Short problem:
Drop every picture. Then return, exactly, the lines from the beginning of the listing below through the one containing "const titleText = 'How".
# START OF Task inputs
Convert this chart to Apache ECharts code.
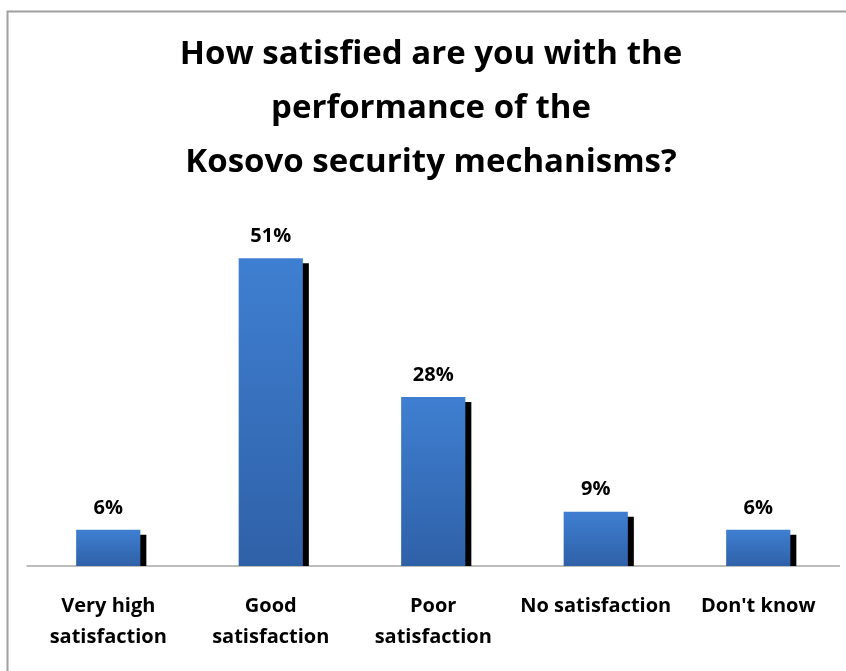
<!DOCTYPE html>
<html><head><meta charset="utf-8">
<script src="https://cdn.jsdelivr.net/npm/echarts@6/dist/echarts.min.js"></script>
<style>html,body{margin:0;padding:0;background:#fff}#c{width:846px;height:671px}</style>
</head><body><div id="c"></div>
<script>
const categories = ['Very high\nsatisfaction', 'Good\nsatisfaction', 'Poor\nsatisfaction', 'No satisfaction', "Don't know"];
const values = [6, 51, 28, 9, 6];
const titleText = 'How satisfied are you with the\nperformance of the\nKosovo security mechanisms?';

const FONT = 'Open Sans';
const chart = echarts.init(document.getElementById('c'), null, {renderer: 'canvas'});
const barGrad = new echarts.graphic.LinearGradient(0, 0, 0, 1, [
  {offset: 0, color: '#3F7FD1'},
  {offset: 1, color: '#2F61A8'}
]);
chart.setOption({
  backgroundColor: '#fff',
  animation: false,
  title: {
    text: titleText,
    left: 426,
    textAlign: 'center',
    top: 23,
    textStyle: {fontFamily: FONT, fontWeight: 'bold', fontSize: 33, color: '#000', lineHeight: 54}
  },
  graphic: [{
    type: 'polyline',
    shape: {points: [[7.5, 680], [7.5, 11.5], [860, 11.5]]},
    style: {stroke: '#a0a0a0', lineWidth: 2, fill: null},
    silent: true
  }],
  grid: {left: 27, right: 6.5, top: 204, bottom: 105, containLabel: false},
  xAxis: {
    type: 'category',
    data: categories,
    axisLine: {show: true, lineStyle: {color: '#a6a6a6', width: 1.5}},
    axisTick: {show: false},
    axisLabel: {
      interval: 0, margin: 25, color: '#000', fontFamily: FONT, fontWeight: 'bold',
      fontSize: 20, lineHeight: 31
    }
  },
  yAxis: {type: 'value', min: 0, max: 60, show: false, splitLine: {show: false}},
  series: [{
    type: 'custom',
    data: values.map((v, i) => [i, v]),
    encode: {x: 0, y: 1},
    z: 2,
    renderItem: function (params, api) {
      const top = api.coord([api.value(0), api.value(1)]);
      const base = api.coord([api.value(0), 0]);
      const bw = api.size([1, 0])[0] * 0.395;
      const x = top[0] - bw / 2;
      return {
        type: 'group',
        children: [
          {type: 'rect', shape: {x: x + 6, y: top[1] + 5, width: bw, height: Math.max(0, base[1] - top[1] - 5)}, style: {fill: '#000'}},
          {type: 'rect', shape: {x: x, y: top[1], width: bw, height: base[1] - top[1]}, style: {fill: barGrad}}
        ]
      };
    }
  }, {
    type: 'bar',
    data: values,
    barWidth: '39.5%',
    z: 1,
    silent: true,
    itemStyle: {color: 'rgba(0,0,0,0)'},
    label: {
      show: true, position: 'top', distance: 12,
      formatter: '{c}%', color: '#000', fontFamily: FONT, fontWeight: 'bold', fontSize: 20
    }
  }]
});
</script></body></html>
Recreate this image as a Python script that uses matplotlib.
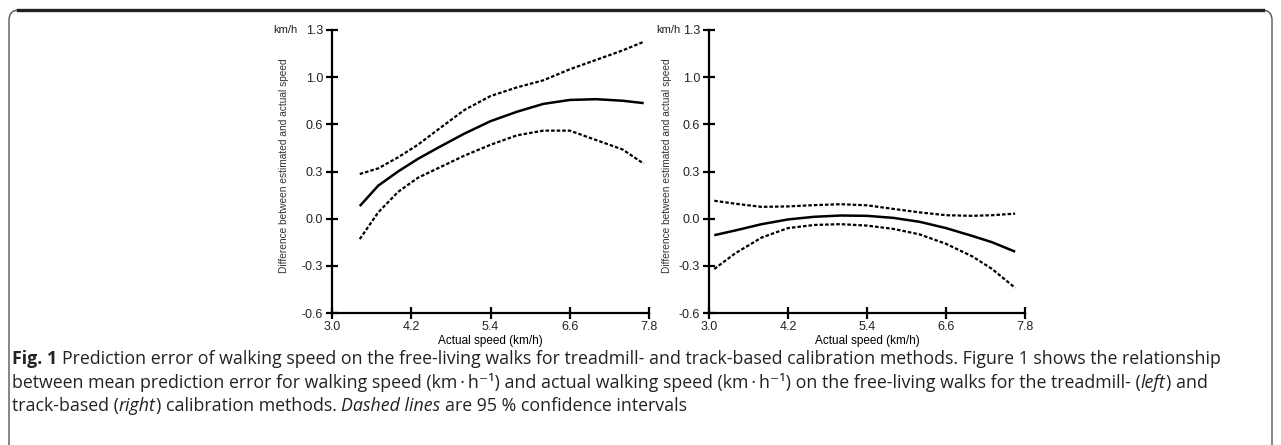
# END OF Task inputs
The completed task:
Convert this chart to Apache ECharts code.
<!DOCTYPE html>
<html><head><meta charset="utf-8">
<script src="https://cdn.jsdelivr.net/npm/echarts@6/dist/echarts.min.js"></script>
<style>html,body{margin:0;padding:0;background:#fff}#c{width:846px;height:671px}</style>
</head><body><div id="c"></div>
<script>
const categories = ['Very high\nsatisfaction', 'Good\nsatisfaction', 'Poor\nsatisfaction', 'No satisfaction', "Don't know"];
const values = [6, 51, 28, 9, 6];
const titleText = 'How satisfied are you with the\nperformance of the\nKosovo security mechanisms?';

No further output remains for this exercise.